Validator Overview

The categorical distribution Validator verifies that only the expected number of categories are added, removed, or changed over time, as well as the relative entropy.

Metric Options	Description
Categories added	Validates the number of new categories in the source dataset against a reference dataset.
Categories removed	Validates the number of missing categories source dataset against a reference dataset.
Categories changed	Validates the number of new and removed categories in the source dataset against a reference dataset.
Relative entropy	Validates distribution shifts in your data over time.

Relative Entropy

You can use relative entropy to validate distribution shifts in your data over time, or to compare the distributions of two data sets. Relative entropy is presented as a percentage where:

0% means identical empirical distributions.
100% means maximal difference in empirical distributions.

📘
Note
In Validio, relative entropy is adapted from the implementation of the Kullback - Leibler divergence.

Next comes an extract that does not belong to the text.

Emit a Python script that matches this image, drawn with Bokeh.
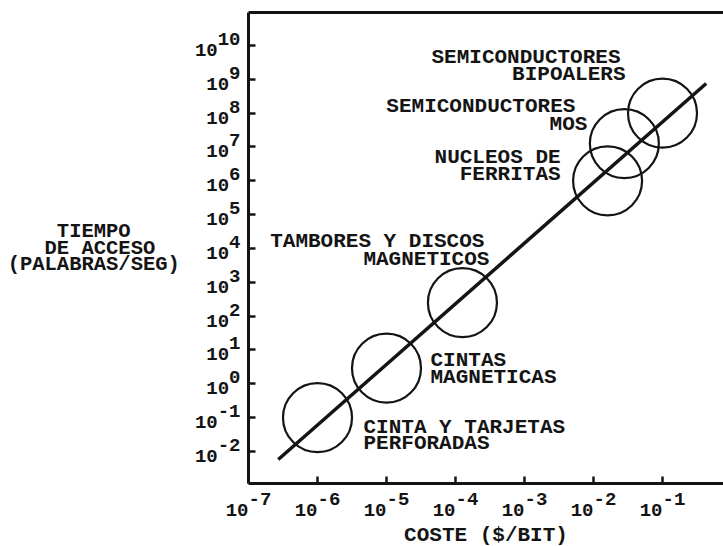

Metric Configuration Parameters

The following parameters are used in the Metric configuration step of creating a Categorical Distribution validator.

Parameter	Description	Options
Metric	Select the metric to calculate.	Categories Added Categories Removed Categories Changed Relative Entropy
Field	Select a source field to use for the calculation.	List of available fields with data type string.
Reference Field	Select a reference source field to use for the calculation.	List of available fields with data type string.
Filter	(Optional) Use filters to specify which records to include in the calculation.	List of existing filters or create a new filter.
Reference Filter	(Optional) Use filters to specify which reference records to include in the calculation.	List of existing filters or create a new filter.
Window	Use windows to define the time-range over which the data is aggregated.	List of existing windows or create a new window.
Reference Window Offset	The number of windows you want to offset the aggregation.	Enter a number.
Number of Reference Windows	The number of windows to include.	Enter a number.
Segmentation	Use segmentation to break the data into separate groups for analysis.	List of existing segmentations, Unsegmented (default), or create a new segmentation.
Initialize using historic data	Start the validator with historical data to prime the anomaly detection algorithms.

Metric Calculation Example

The following example illustrates how the categorical distribution validator calculates the different metrics. The table shows all values from the categorical fields monitored in respective datasets:

Categories in the reference dataset	Categories in the source dataset
A
B
C	C
D	D
E	E
	F

Metric	Example Result
Categories added	In the example, compared to the reference dataset, the source dataset has one new categorical value `F`. The number of new categories is `1`.
Categories removed	In the example, two categorical values are missing in the source dataset vs. reference dataset; `A` and `B`. The number of removed categories is `2`.
Categories changed	In the example, the number of changed categories is the sum of new and removed categories. In this case, `1`+`2`=`3`.